The impact of hard negatives is most significant: performance on the hard subset increases from 24.5% to 46.1% (+88%), demonstrating that it is the key to distinguishing objects in the same category with different attributes.
Regional contrastive learning substantially improves BBox classification: Top-1 increases from 46.8 to 53.7 (+14.7%).
The positive effect of the 1.6B scale long captions is already conspicuous in Stage 1: DCI I2T increases from 45.5 to 58.3.
Replacing the CLIP vision encoder in LLaVA with FG-CLIP: RefCOCO testA/testB scores improve by +3.1 and +7.0, respectively.

Highlights & Insights¶

The unprecedented scale of the 1.6B long-description dataset and the FineHARD dataset represent significant resource contributions to the community.
A three-pronged system that systematically addresses all three of CLIP's fine-grained bottlenecks: global, regional, and discriminative.
Fully open-sourced (data, models, and code), available on both GitHub and Hugging Face.
Effective as a "plug-and-play" replacement for LLaVA's vision encoder, demonstrating the generalizability of its representation quality.

Limitations & Future Work¶

The training cost is extremely high (requiring 160×910B NPUs for 30 days of recaptioning + 7 days for FineHARD construction), raising a high barrier to replication.
The text position embedding expansion strategy (cutoff at 20 tokens + 4x interpolation) is relatively ad-hoc and lacks comparison with methods like RoPE.
Hard negative samples rely on LLM generation; a 98.9% qualification rate implies approximately 110,000 noisy samples.
The paradigm does not address fine-grained temporal understanding in video scenarios.

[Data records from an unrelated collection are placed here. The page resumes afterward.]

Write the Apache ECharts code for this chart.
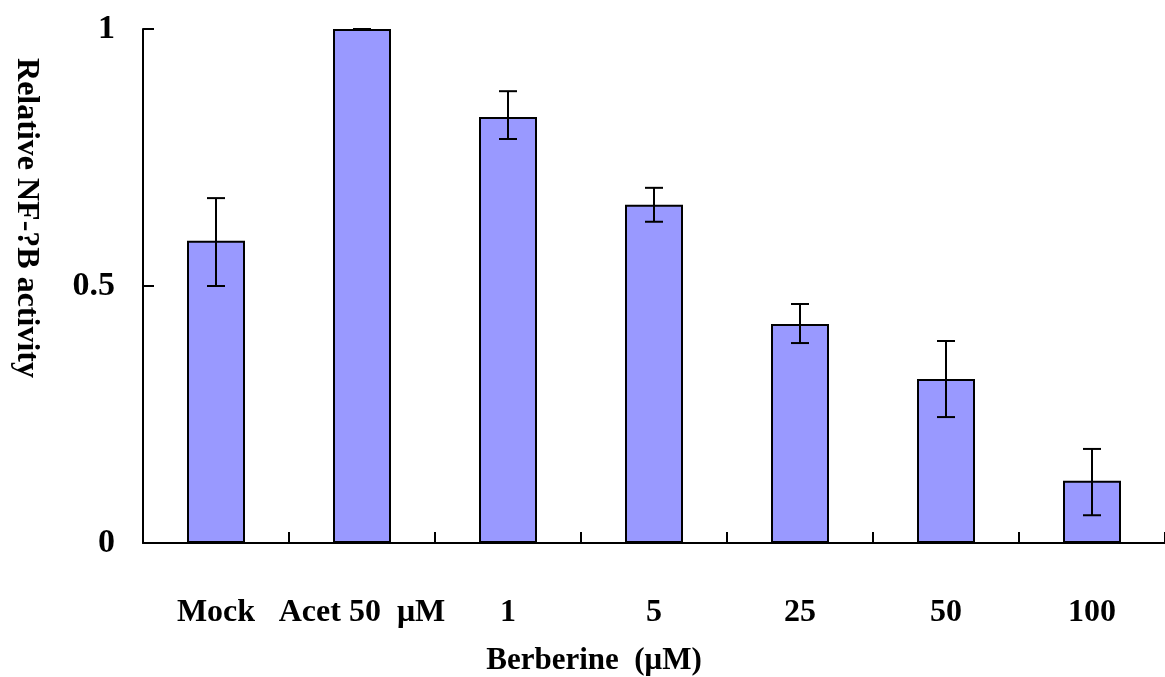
<!DOCTYPE html>
<html>
<head>
<meta charset="utf-8">
<script src="https://cdn.jsdelivr.net/npm/echarts@6/dist/echarts.min.js"></script>
<style>
  html, body { margin: 0; padding: 0; background: #fff; }
  #myCharts { width: 1165px; height: 677px; }
</style>
</head>
<body>
<div id="myCharts"></div>
<script>
  // 数据
  var categories = ['Mock', 'Acet 50  \u03bcM', '1', '5', '25', '50', '100'];
  var activity = [0.588, 1.0, 0.829, 0.658, 0.426, 0.319, 0.121];
  var errUp = [0.083, 0.0, 0.050, 0.033, 0.039, 0.074, 0.062];
  var errDown = [0.088, 0.0, 0.043, 0.033, 0.037, 0.074, 0.067];
  var yTicks = [0, 0.5, 1];

  var font = '"Liberation Serif", "Times New Roman", serif';

  var errData = activity.map(function (v, i) {
    return [i, v - errDown[i], v + errUp[i]];
  });

  var myChart = echarts.init(document.getElementById('myCharts'));
  var option = {
    animation: false,
    backgroundColor: '#fff',
    grid: {
      left: 143,
      top: 29,
      width: 1024,
      height: 514
    },
    xAxis: {
      type: 'category',
      data: categories,
      boundaryGap: true,
      axisLine: { lineStyle: { color: '#000', width: 2 } },
      axisTick: { show: true, interval: 0, inside: true, length: 11, lineStyle: { color: '#000', width: 2 } },
      axisLabel: {
        interval: 0,
        margin: 54,
        color: '#000',
        fontFamily: font,
        fontWeight: 'bold',
        fontSize: 32
      },
      splitLine: { show: false }
    },
    yAxis: {
      type: 'value',
      min: 0,
      max: 1,
      interval: 0.5,
      axisLine: { show: true, lineStyle: { color: '#000', width: 2 } },
      axisTick: { show: true, inside: true, length: 11, lineStyle: { color: '#000', width: 2 } },
      axisLabel: {
        margin: 28,
        color: '#000',
        fontFamily: font,
        fontWeight: 'bold',
        fontSize: 34,
        formatter: function (v) {
          return yTicks.indexOf(v) >= 0 ? String(v) : '';
        }
      },
      splitLine: { show: false }
    },
    graphic: [
      {
        type: 'text',
        x: 26,
        y: 218,
        rotation: -Math.PI / 2,
        style: {
          text: 'Relative NF-?B activity',
          fill: '#000',
          font: 'bold 32px ' + font,
          textAlign: 'center',
          textVerticalAlign: 'middle'
        }
      },
      {
        type: 'text',
        x: 594,
        y: 661,
        style: {
          text: 'Berberine  (\u03bcM)',
          fill: '#000',
          font: 'bold 31px ' + font,
          textAlign: 'center',
          textVerticalAlign: 'middle'
        }
      }
    ],
    series: [
      {
        type: 'bar',
        data: activity,
        barWidth: 58,
        itemStyle: {
          color: '#9999ff',
          borderColor: '#000',
          borderWidth: 2
        },
        z: 2
      },
      {
        type: 'custom',
        data: errData,
        z: 3,
        renderItem: function (params, api) {
          var x = api.value(0);
          var lo = api.coord([x, api.value(1)]);
          var hi = api.coord([x, api.value(2)]);
          var half = 9;
          var st = { stroke: '#000', lineWidth: 2 };
          return {
            type: 'group',
            children: [
              { type: 'line', shape: { x1: lo[0], y1: lo[1], x2: hi[0], y2: hi[1] }, style: st },
              { type: 'line', shape: { x1: hi[0] - half, y1: hi[1], x2: hi[0] + half, y2: hi[1] }, style: st },
              { type: 'line', shape: { x1: lo[0] - half, y1: lo[1], x2: lo[0] + half, y2: lo[1] }, style: st }
            ]
          };
        }
      }
    ]
  };
  myChart.setOption(option);
</script>
</body>
</html>
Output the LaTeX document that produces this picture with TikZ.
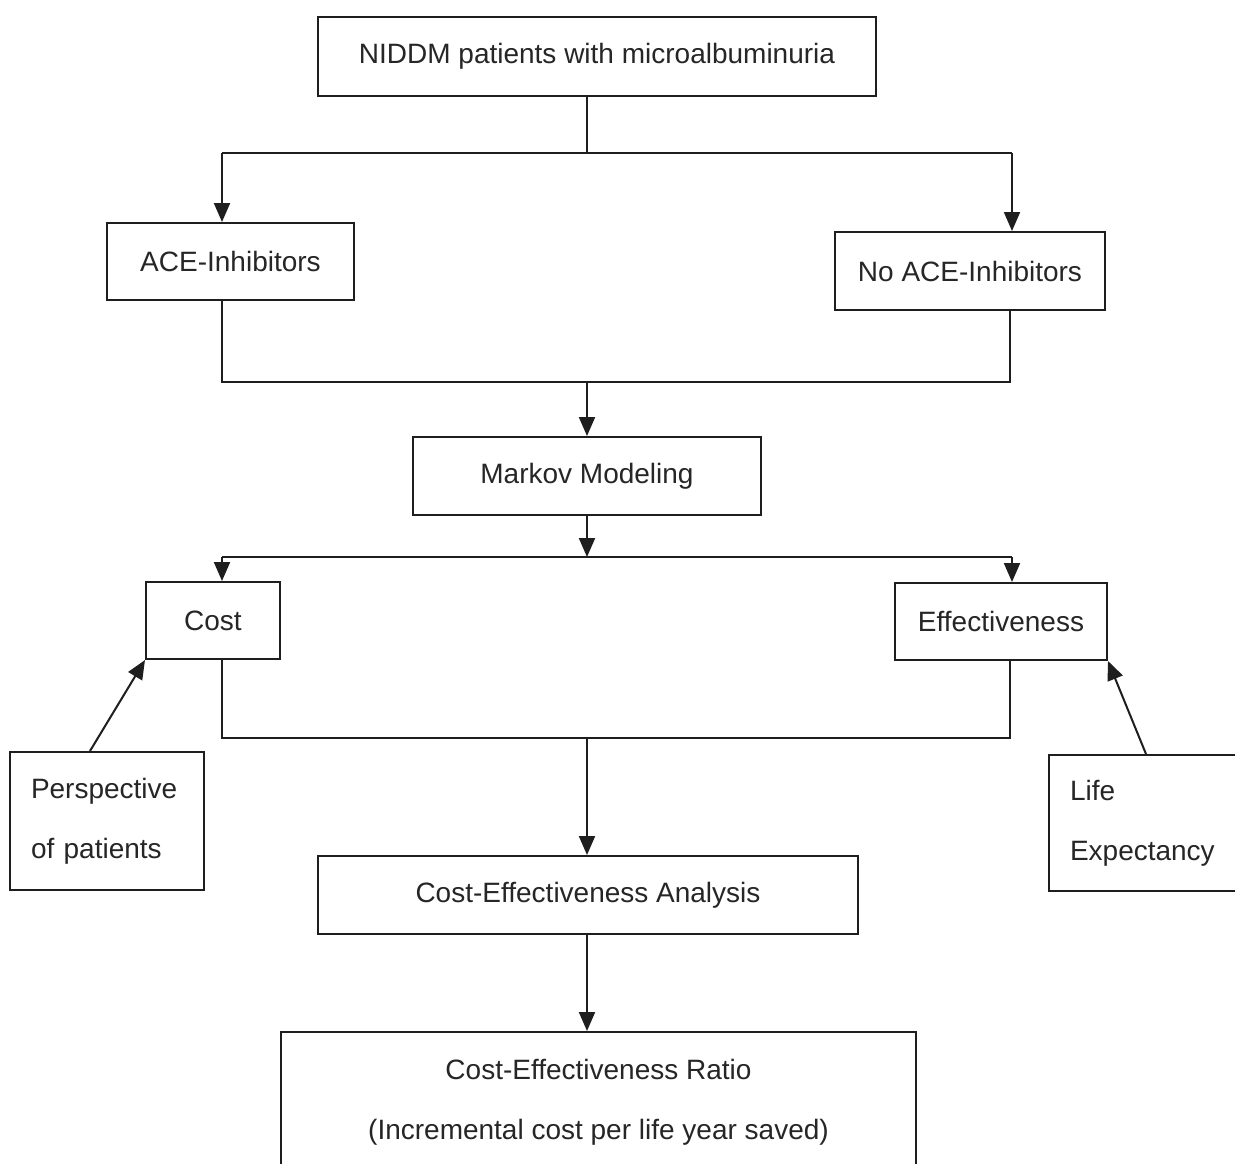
\documentclass[tikz,border=0pt]{standalone}
\usepackage{fontspec}
\setmainfont{Liberation Sans}
\usetikzlibrary{arrows.meta}
\definecolor{ink}{HTML}{1E1E1E}
\definecolor{txt}{HTML}{262626}
\tikzset{
  box/.style={draw=ink, line width=2pt, fill=white, text=txt, inner sep=0pt,
    font={\fontsize{28}{60}\selectfont}},
  tbox/.style={box, align=left, inner xsep=21pt},
  ln/.style={draw=ink, line width=2pt},
  arr/.style={ln, -{Triangle[length=19pt,width=16pt]}}
}
\begin{document}
\begin{tikzpicture}[x=1pt,y=-1pt]
\path[use as bounding box, clip] (0,0) rectangle (1235,1164);
\fill[white] (0,0) rectangle (1235,1164);
% nodes
\node[box, minimum width=558pt, minimum height=79pt] (top) at (597,56.5) {NIDDM patients with microalbuminuria};
\node[box, minimum width=247pt, minimum height=77pt] (ace) at (230.5,261.5) {ACE-Inhibitors};
\node[box, minimum width=270pt, minimum height=78pt] (noace) at (970,271) {No ACE-Inhibitors};
\node[box, minimum width=348pt, minimum height=78pt] (markov) at (587,476) {Markov Modeling};
\node[box, minimum width=134pt, minimum height=77pt] (cost) at (213,620.5) {Cost};
\node[box, minimum width=212pt, minimum height=77pt] (eff) at (1001,621.5) {Effectiveness};
\node[tbox, minimum width=194pt, minimum height=138pt, text width=152pt] (persp) at (107,821) {Perspective\\of patients};
\node[tbox, minimum width=196pt, minimum height=136pt, text width=154pt] (life) at (1147,823) {Life\\Expectancy};
\node[box, minimum width=540pt, minimum height=78pt] (cea) at (588,895) {Cost-Effectiveness Analysis};
\node[box, align=center, minimum width=635pt, minimum height=141pt] (ratio) at (598.5,1102.5) {Cost-Effectiveness Ratio\\(Incremental cost per life year saved)};
% junction coordinates
\coordinate (j1) at (587,153);
\coordinate (j1L) at (222,153);
\coordinate (j1R) at (1012,153);
\coordinate (m2L) at (222,382);
\coordinate (m2R) at (1010,382);
\coordinate (j2) at (587,382);
\coordinate (j3) at (587,557);
\coordinate (j3L) at (222,557);
\coordinate (j3R) at (1012,557);
\coordinate (m4L) at (222,738);
\coordinate (m4R) at (1010,738);
\coordinate (j4) at (587,738);
\coordinate (pL) at (90,0);
\coordinate (pR) at (1146,0);
% connectors
\draw[ln] (top.south -| j1) -- (j1);
\draw[ln] (j1L) -- (j1R);
\draw[arr] (j1L) -- (j1L |- ace.north);
\draw[arr] (j1R) -- (j1R |- noace.north);
\draw[ln] (ace.south -| m2L) -- (m2L) -- (m2R) -- (noace.south -| m2R);
\draw[arr] (j2) -- (j2 |- markov.north);
\draw[arr] (markov.south -| j3) -- (j3);
\draw[ln] (j3L) -- (j3R);
\draw[arr] (j3L) -- (j3L |- cost.north);
\draw[arr] (j3R) -- (j3R |- eff.north);
\draw[ln] (cost.south -| m4L) -- (m4L) -- (m4R) -- (eff.south -| m4R);
\draw[arr] (j4) -- (j4 |- cea.north);
\draw[arr] (persp.north -| pL) -- (cost.south west);
\draw[arr] (life.north -| pR) -- (eff.south east);
\draw[arr] (cea.south -| j4) -- (j4 |- ratio.north);
\end{tikzpicture}
\end{document}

vs LongCLIP: Only executes text length expansion (1M data), whereas FG-CLIP employs a three-pronged approach (1.6B + 40M + 10M).
vs RegionCLIP: Align regions using category labels, which limits semantic diversity; FG-CLIP uses detailed descriptions.
vs FineCLIP: Uses 2.5M long descriptions + self-distillation; FG-CLIP represents a 640x larger scale and incorporates hard negatives.

Rating¶

⭐⭐⭐⭐ — An engineering-driven systematic solution that comprehensively enhances fine-grained understanding through large-scale, high-quality data and a three-in-one training strategy. The methodology's innovation lies in the rational integration of data construction and training paradigms, rather than algorithmic breakthroughs. Being fully open-sourced substantially increases its practical value.